Monumentalità, emozione, umanità. È con queste parole che si può riassumere la potenza espressiva del “Mendicante moro”, l’ultimo capolavoro entrato a far parte delle collezioni delle Gallerie degli Uffizi. Realizzato nella prima metà del XVIII secolo dal pittore milanese Giacomo Ceruti, noto anche come il Pitocchetto, il dipinto rappresenta una delle testimonianze più alte della sua arte: quella di aver dato volto, dignità e spessore umano agli ultimi, in un’epoca in cui la pittura riservava solennità solo ai nobili e ai potenti.
L’opera, già conosciuta dagli studiosi per la sua partecipazione alla storica mostra “I Pittori della realtà” curata da Roberto Longhi nel 1953, e recentemente protagonista dell’esposizione “Giacomo Ceruti nell’Europa del Settecento”, arriva ora agli Uffizi come nuova icona destinata a entrare nell’immaginario collettivo. Il protagonista della tela è un uomo vestito di stracci, colto nell’atto di chiedere l’elemosina.
Ceruti lo ritrae con la stessa compostezza formale e la medesima dignità che, all’epoca, erano riservate ai ritratti nobiliari. Il suo volto è scavato, realistico, segnato dalla fatica, ma soprattutto i suoi occhi profondi e vivi, catturano lo spettatore con una forza straordinaria. È lì che si concentra il cuore emotivo del dipinto: uno sguardo colmo di dolore e di dignità, che trasforma il mendicante in un ritratto universale dell’umanità.
Il “Moro” di Ceruti non è un elemento decorativo, come accadeva nella statuaria dei “mori” che ornavano palazzi e salotti aristocratici è una persona reale, dotata di individualità e spessore psicologico.
Una svolta nella pittura del Settecento
Nel contesto artistico del tempo, il “Mendicante moro” segna un radicale cambio di prospettiva. Durante il Rinascimento e il Barocco, figure di origini africane erano spesso relegate a ruoli secondari – paggi, ancelle, servi – e ridotte a simboli dell’opulenza dei committenti. Ceruti, invece, rompe questa convenzione: eleva l’umile a soggetto degno di ritratto, con la stessa monumentalità riservata ai potenti.
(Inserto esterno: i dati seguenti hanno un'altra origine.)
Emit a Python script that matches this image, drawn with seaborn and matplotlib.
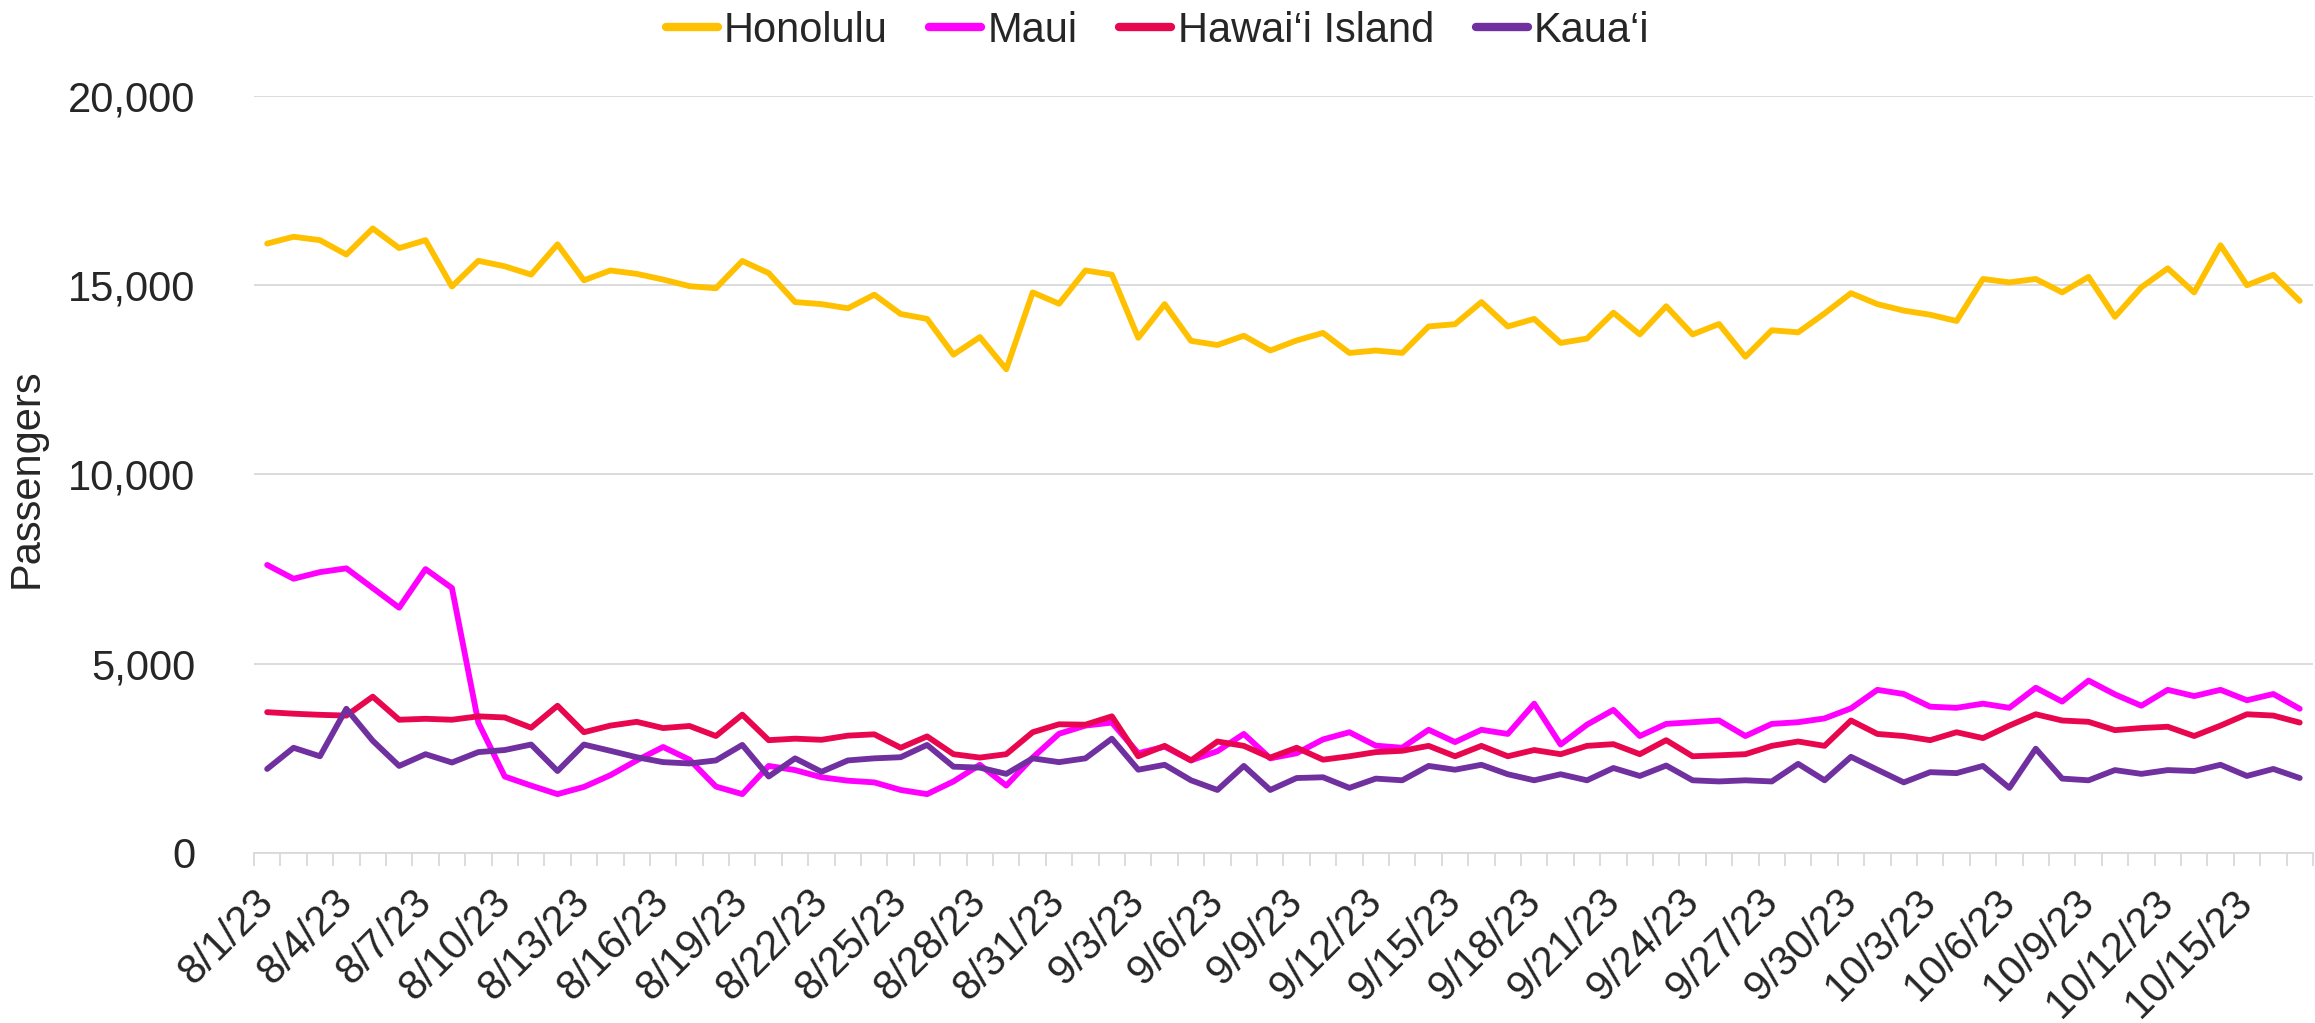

È proprio in questa scelta che risiede la modernità della sua arte: un’attenzione nuova verso il popolo, verso quell’umanità operosa e dignitosa che, di lì a poco, avrebbe dato origine alla borghesia europea. I suoi mendicanti, i suoi poveri, i suoi lavoratori non sono figure di compassione, ma testimonianze di un mondo che cambia.
Un arricchimento per le collezioni degli Uffizi
Con questa acquisizione, le Gallerie degli Uffizi colmano una lacuna importante nella rappresentazione del Settecento italiano. Fino a oggi, infatti, il museo possedeva solo un’altra opera di Ceruti, Il ragazzo con cesta di pesci e granseole, di minore intensità rispetto a questo nuovo ingresso.
“Dopo il Matrimonio Mistico di Santa Caterina de’ Ricci di Subleyras, le collezioni della pittura del XVIII secolo degli Uffizi si arricchiscono di un altro capolavoro, il Mendicante moro di Giacomo Ceruti – afferma il direttore degli Uffizi Simone Verde – Un unicum assoluto, questo ritratto pieno di classica monumentalità che stravolge le convenzioni iconografiche del suo tempo e allarga i confini culturali di un secolo in cui si fa strada la modernità e si affermano i valori dell’uguaglianza”.